La musique est totalement absente tout au long des deux heures du film, les images se succèdent parfois d’une manière qui pourrait paraitre aléatoire et les dialogues sont de plus en plus rares au fur et à mesure de l’avancée. Par conséquent, le tout est un peu difficile à appréhender et forcément austère si on regarde distraitement.
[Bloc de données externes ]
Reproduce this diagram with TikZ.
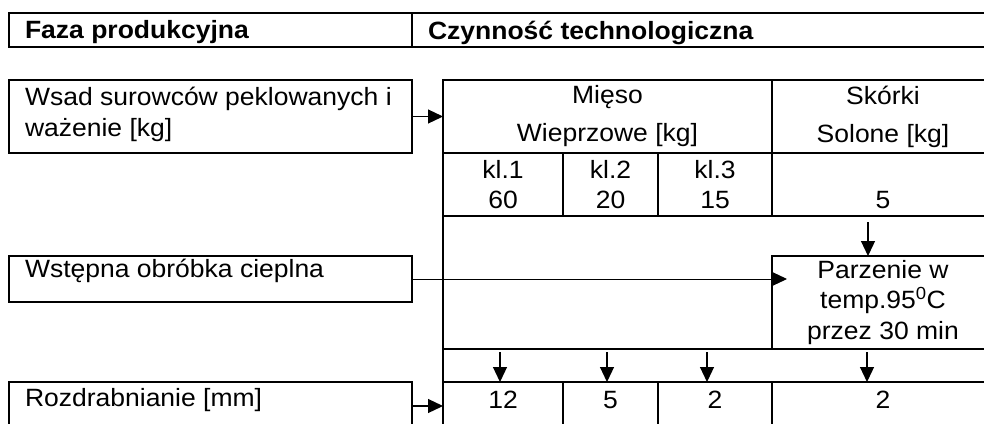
\documentclass[tikz,border=0pt]{standalone}
\usepackage{fontspec}
\setmainfont{Liberation Sans}[FakeStretch=1.06]
\usetikzlibrary{arrows.meta, positioning}

\begin{document}
\begin{tikzpicture}[x=1pt, y=-1pt,
  cellbox/.style={draw, line width=1.8pt, inner sep=0pt, outer sep=0pt, anchor=north west, align=center, font=\fontsize{25}{30.5}\selectfont},
  txt/.style={inner sep=0pt, outer sep=0pt, align=left, font=\fontsize{25}{31.5}\selectfont},
  numcell/.style={cellbox, text height=18pt, text depth=12.5pt},
  arr/.style={-{Triangle[length=15pt, width=14pt]}, line width=1.2pt}
]
\useasboundingbox (0,0) rectangle (984,423);
\clip (0,0) rectangle (984,423);

% naglowek
\node[cellbox, minimum width=403pt, minimum height=34pt] (hfaza) at (9,13) {};
\node[cellbox, minimum width=582pt, minimum height=34pt] (hczyn) at (412,13) {};
\node[txt, font=\fontsize{25}{31.5}\selectfont\bfseries, right=16pt of hfaza.west, yshift=-2.5pt] (hfazat) {Faza produkcyjna};
\node[txt, font=\fontsize{25}{31.5}\selectfont\bfseries, right=16pt of hczyn.west, yshift=-2.5pt] (hczynt) {Czynność technologiczna};

% fazy produkcyjne
\node[cellbox, minimum width=403pt, minimum height=73pt] (wsad) at (9,80) {};
\node[cellbox, minimum width=403pt, minimum height=46pt] (wstep) at (9,256) {};
\node[cellbox, minimum width=403pt, minimum height=48pt] (rozdr) at (9,382) {};
\node[txt, right=16pt of wsad.west, yshift=2pt] (wsadt) {Wsad surowców peklowanych i\\ważenie [kg]};
\node[txt, right=16pt of wstep.west, yshift=8pt] (wstept) {Wstępna obróbka cieplna};
\node[txt, right=16pt of rozdr.west, yshift=5.5pt] (rozdrt) {Rozdrabnianie [mm]};

% surowce
\node[cellbox, minimum width=329pt, minimum height=73pt, font=\fontsize{25}{38}\selectfont] (mieso) at (443,80) {Mięso\\Wieprzowe [kg]};
\node[cellbox, minimum width=222pt, minimum height=73pt, font=\fontsize{25}{38}\selectfont] (skorki) at (772,80) {Skórki\\Solone [kg]};
\node[cellbox, minimum width=120pt, minimum height=63pt] (kl1) at (443,153) {kl.1\\60};
\node[cellbox, minimum width=95pt, minimum height=63pt] (kl2) at (563,153) {kl.2\\20};
\node[cellbox, minimum width=114pt, minimum height=63pt] (kl3) at (658,153) {kl.3\\15};
\node[cellbox, minimum width=222pt, minimum height=63pt] (sol) at (772,153) {};
\node[txt] (solt) at ([yshift=-15.5pt]sol.center) {5};

% obrobka cieplna
\node[cellbox, minimum width=551pt, minimum height=133pt] (obr) at (443,216) {};
\node[cellbox, minimum width=222pt, minimum height=93pt] (parz) at (772,256) {Parzenie w\\temp.95\textsuperscript{0}C\\przez 30 min};
\node[cellbox, minimum width=551pt, minimum height=33pt] (pas) at (443,349) {};

% rozdrabnianie
\node[numcell, minimum width=120pt, minimum height=48pt] (r1) at (443,382) {12};
\node[numcell, minimum width=95pt, minimum height=48pt] (r2) at (563,382) {5};
\node[numcell, minimum width=114pt, minimum height=48pt] (r3) at (658,382) {2};
\node[numcell, minimum width=222pt, minimum height=48pt] (r4) at (772,382) {2};

% strzalki
\coordinate (s0) at (868,222);
\coordinate (s1) at (500,352);
\coordinate (s2) at (607,352);
\coordinate (s3) at (707,352);
\coordinate (s4) at (867,352);
\draw[arr] (wsad) -- (mieso);
\draw[arr, line width=1pt, shorten >=-15pt] (wstep.east) -- (wstep.east -| parz.west);
\draw[arr] (rozdr) -- (r1);
\draw[arr] (s0) -- (s0 |- parz.north);
\draw[arr] (s1) -- (s1 |- r1.north);
\draw[arr] (s2) -- (s2 |- r2.north);
\draw[arr] (s3) -- (s3 |- r3.north);
\draw[arr] (s4) -- (s4 |- r4.north);
\end{tikzpicture}
\end{document}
Il faut donc un temps d’adaptation et une réelle immersion pour pouvoir apprécier Les hauts de Hurlevent, sinon c’est le décrochage assuré. Mais une fois complètement dedans, on se prend à être fasciné par la caméra qui se perd dans une chevelure, dans le crin d’un cheval ou dans des bosquets de chardons. L’absence de la musique est comblée par le bruit des pas dans la boue, celui du vent dans les volets, celui d’une main qui caresse la croupe d’un cheval. Tout cela dépasse la consistance d’un film traditionnel et même d’un film contemplatif car comme je l’ai déjà dit, tous les sens sont mis en éveil.

 

Pour conclure, c’est beau. Mais c’est austère et certains détesteront certainement. Préparez-vous avant, c’est comme lorsqu’on regarde 2001, Odyssée de l’Espace pour la première fois, on sait qu’il va y avoir des longueurs ! Ici c’est la même chose, la progression est linéaire, la photographie est rude et sans finesse, les personnages sont quasi-muets… Mais on n’a pas besoin de tout ça pour faire un bon film et Les hauts de Hurlevent est une expérience vraiment à part qui mérite qu’on s’y intéresse.